> **What to do**
Return, without pictures, the lines from the start of the data through the one that contains "0.278], [-0.072, 0.393]];".

-- BEGIN --

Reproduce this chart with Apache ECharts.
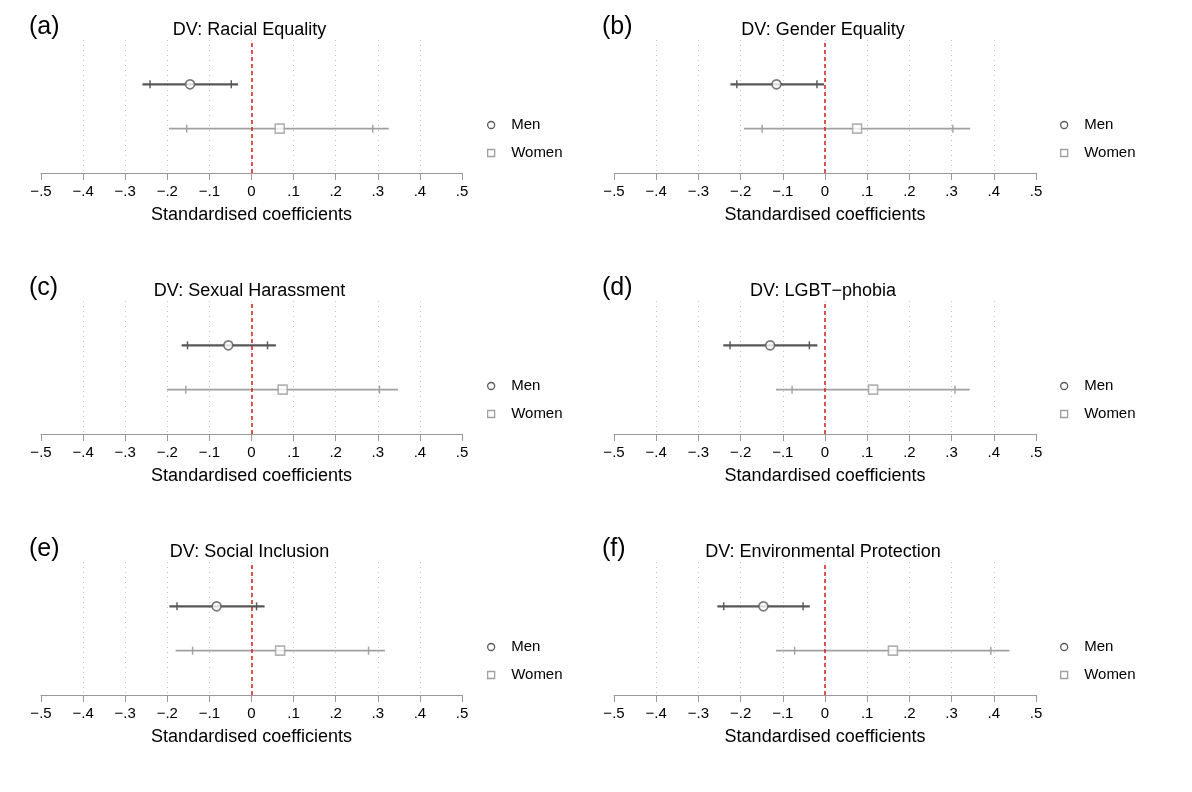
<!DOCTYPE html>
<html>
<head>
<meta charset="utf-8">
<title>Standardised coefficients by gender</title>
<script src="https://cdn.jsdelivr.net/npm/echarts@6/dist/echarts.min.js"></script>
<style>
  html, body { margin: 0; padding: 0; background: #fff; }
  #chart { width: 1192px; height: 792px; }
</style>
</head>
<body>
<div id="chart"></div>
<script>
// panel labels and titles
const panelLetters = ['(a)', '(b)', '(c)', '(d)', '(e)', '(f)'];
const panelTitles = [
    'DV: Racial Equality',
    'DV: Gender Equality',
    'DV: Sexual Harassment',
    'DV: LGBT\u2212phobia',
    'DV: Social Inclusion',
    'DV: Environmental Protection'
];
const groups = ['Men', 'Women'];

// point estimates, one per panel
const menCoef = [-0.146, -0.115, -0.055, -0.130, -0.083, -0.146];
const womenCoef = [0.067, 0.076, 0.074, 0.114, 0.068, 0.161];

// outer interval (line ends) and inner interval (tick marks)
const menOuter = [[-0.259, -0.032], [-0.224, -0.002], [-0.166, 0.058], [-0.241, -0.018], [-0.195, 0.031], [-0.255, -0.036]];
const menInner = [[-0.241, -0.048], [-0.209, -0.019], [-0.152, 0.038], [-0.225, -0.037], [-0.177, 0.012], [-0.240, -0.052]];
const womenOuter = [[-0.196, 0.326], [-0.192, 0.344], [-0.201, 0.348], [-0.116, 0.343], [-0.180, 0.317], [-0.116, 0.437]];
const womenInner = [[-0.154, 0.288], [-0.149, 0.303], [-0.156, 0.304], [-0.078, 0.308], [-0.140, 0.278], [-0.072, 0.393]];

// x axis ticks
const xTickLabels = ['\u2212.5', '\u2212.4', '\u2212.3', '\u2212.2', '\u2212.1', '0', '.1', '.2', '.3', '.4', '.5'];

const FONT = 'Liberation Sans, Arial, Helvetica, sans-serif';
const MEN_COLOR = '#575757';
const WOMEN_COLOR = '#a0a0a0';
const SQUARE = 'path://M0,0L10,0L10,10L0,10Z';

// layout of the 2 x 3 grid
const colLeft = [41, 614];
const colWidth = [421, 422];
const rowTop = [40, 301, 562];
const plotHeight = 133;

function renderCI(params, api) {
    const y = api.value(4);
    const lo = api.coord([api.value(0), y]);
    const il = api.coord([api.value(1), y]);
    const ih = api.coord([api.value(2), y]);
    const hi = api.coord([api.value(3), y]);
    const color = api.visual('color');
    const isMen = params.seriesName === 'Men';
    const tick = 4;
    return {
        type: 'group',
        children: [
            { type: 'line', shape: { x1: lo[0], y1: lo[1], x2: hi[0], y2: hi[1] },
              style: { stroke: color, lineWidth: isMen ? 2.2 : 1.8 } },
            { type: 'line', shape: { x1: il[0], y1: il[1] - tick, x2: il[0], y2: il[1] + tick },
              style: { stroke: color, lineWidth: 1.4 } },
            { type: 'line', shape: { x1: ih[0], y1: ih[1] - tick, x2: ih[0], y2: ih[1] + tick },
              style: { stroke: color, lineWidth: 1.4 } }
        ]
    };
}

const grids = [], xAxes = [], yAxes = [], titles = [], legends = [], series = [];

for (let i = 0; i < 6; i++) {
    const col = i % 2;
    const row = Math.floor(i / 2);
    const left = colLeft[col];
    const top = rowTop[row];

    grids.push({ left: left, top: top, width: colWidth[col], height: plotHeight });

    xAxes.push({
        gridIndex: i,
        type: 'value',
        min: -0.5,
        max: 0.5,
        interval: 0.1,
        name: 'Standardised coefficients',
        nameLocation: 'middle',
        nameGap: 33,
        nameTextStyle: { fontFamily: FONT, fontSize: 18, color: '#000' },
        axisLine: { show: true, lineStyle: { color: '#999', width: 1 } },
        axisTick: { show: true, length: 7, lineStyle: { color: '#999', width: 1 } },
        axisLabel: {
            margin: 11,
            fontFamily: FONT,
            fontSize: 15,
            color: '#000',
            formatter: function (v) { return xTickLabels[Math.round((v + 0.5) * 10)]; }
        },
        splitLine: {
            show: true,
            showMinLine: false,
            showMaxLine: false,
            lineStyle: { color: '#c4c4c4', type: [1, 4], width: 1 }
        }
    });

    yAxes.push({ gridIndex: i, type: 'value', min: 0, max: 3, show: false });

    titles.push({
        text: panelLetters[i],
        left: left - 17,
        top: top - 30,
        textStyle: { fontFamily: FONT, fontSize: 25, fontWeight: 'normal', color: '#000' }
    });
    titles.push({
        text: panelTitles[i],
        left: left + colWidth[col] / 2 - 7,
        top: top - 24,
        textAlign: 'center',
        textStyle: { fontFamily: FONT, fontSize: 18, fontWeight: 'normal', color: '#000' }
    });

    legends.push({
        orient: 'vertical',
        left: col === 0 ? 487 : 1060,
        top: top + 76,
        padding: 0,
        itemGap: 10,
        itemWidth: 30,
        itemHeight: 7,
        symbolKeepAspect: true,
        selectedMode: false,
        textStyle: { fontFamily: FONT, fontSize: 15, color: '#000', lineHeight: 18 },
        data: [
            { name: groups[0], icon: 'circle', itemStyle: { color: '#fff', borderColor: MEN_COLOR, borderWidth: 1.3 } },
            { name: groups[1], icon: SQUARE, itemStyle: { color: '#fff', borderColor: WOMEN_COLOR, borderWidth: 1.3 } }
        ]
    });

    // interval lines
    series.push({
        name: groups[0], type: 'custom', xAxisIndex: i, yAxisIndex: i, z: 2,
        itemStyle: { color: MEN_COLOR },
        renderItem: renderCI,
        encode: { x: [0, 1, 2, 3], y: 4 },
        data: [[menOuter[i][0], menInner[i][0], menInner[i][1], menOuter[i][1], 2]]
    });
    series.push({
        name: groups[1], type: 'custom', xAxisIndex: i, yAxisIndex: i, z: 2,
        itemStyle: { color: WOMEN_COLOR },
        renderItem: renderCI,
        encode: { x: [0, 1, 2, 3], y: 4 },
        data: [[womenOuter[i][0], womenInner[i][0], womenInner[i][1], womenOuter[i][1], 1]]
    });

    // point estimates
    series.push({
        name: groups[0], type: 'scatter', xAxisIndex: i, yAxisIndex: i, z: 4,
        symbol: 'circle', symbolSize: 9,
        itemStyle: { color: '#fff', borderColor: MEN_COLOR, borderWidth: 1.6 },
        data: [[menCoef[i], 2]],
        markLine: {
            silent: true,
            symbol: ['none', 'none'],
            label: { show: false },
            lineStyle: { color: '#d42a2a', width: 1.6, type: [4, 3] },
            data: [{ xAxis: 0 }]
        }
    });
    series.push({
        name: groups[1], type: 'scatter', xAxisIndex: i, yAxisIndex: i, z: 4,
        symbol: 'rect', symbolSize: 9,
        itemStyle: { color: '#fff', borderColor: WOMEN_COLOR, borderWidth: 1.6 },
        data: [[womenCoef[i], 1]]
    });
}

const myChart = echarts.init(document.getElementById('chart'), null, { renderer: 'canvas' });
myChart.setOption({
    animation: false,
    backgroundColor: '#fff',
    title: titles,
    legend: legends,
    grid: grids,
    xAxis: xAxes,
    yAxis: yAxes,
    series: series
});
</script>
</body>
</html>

-- END --

> **The reply**
Reproduce this chart with Apache ECharts.
<!DOCTYPE html>
<html>
<head>
<meta charset="utf-8">
<title>Standardised coefficients by gender</title>
<script src="https://cdn.jsdelivr.net/npm/echarts@6/dist/echarts.min.js"></script>
<style>
  html, body { margin: 0; padding: 0; background: #fff; }
  #chart { width: 1192px; height: 792px; }
</style>
</head>
<body>
<div id="chart"></div>
<script>
// panel labels and titles
const panelLetters = ['(a)', '(b)', '(c)', '(d)', '(e)', '(f)'];
const panelTitles = [
    'DV: Racial Equality',
    'DV: Gender Equality',
    'DV: Sexual Harassment',
    'DV: LGBT\u2212phobia',
    'DV: Social Inclusion',
    'DV: Environmental Protection'
];
const groups = ['Men', 'Women'];

// point estimates, one per panel
const menCoef = [-0.146, -0.115, -0.055, -0.130, -0.083, -0.146];
const womenCoef = [0.067, 0.076, 0.074, 0.114, 0.068, 0.161];

// outer interval (line ends) and inner interval (tick marks)
const menOuter = [[-0.259, -0.032], [-0.224, -0.002], [-0.166, 0.058], [-0.241, -0.018], [-0.195, 0.031], [-0.255, -0.036]];
const menInner = [[-0.241, -0.048], [-0.209, -0.019], [-0.152, 0.038], [-0.225, -0.037], [-0.177, 0.012], [-0.240, -0.052]];
const womenOuter = [[-0.196, 0.326], [-0.192, 0.344], [-0.201, 0.348], [-0.116, 0.343], [-0.180, 0.317], [-0.116, 0.437]];
const womenInner = [[-0.154, 0.288], [-0.149, 0.303], [-0.156, 0.304], [-0.078, 0.308], [-0.140, 0.278], [-0.072, 0.393]];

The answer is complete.